One of the first acts of the government of President Mahmoud Ahmadinejad was to donate £10 million to the mosque, to fund plans to turn “the tiny Jamkaran mosque into a massive complex of prayer halls, minarets, car parks and ablutions.”[5] In recent years, overseers of the Jamkaran compound have become sensitive to its foreign images and have restricted foreign press from the main mosque and well.

He also goes into a number of interesting aspects of Iranian history and its relationship to Islam. Contrary to Khomeini assertions, Iran did not adopt Islam voluntarily and there were bloody battles for many years before the war-like Arabs subdued the Iranians. Once in control, they burned Iranian libraries and insisted that the only book that was necessary was the Quran. An Iranian poet commented that he did not see how a people with one book could rule another people with hundreds of libraries.
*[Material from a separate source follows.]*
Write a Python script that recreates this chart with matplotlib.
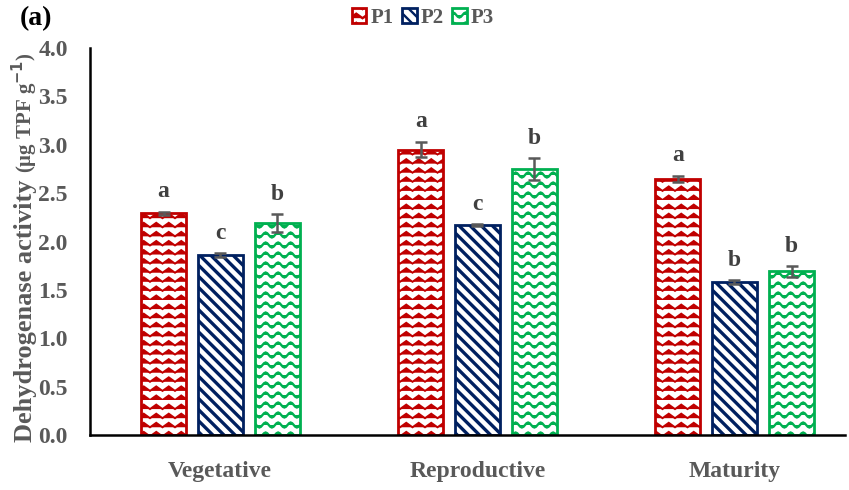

I am still reading and will add to this post but I strongly recommend this book.

Iran in flames

Sunday, June 14th, 2009

UPDATE #2: Even Gary Sick calls it a coup.

UPDATE: An Iranian blogger agrees with me. Michael Ledeen credits Obama with the force of the protests.

Until quite recently, the Iranians did not believe they could do such a thing on their own. They believed they needed outside support, above all American support, in order to succeed. They thought that Bushitlercheney would provide that support, and they were bitterly disappointed. But nobody believes that Obama will help them, and they must know that they are on their own.

Any hope they might have had in the Obama White House was quickly dismissed in the administration’s two statements on the matter. The first came from the president himself, anticipating a Mousavi victory (it is too soon to speculate on the source of this happy thought), and of course, in his narcissistic way, taking personal credit for it.

Yes, Obama can do great things. Some interesting comments:

I’m following the “tweets” from Iran. Fascinating. As of a few hours ago the tenor seems to be changing as the regime seems to be taking an even harder stand. One tweeter writes that students are now being rounded up by the hundreds; another writes that the police are increasingly beating people up; and another writes that police are speaking in Arabic and suggests that these police have been imported from Lebanon.

Hezbollah ?

More now about foreign forces being used to suppress the rioting:

Reports are circulating that Venezuela has sent anti-riot troops to Tehran to help Ahmadinejad, joining Hezbollah members from Palestine and Lebanon who are employed by the Islamic government as anti-riot police — the reason such forces are being brought in is that some of the Iranian police are unwilling to hit people as ordered and some are even joining the protesters.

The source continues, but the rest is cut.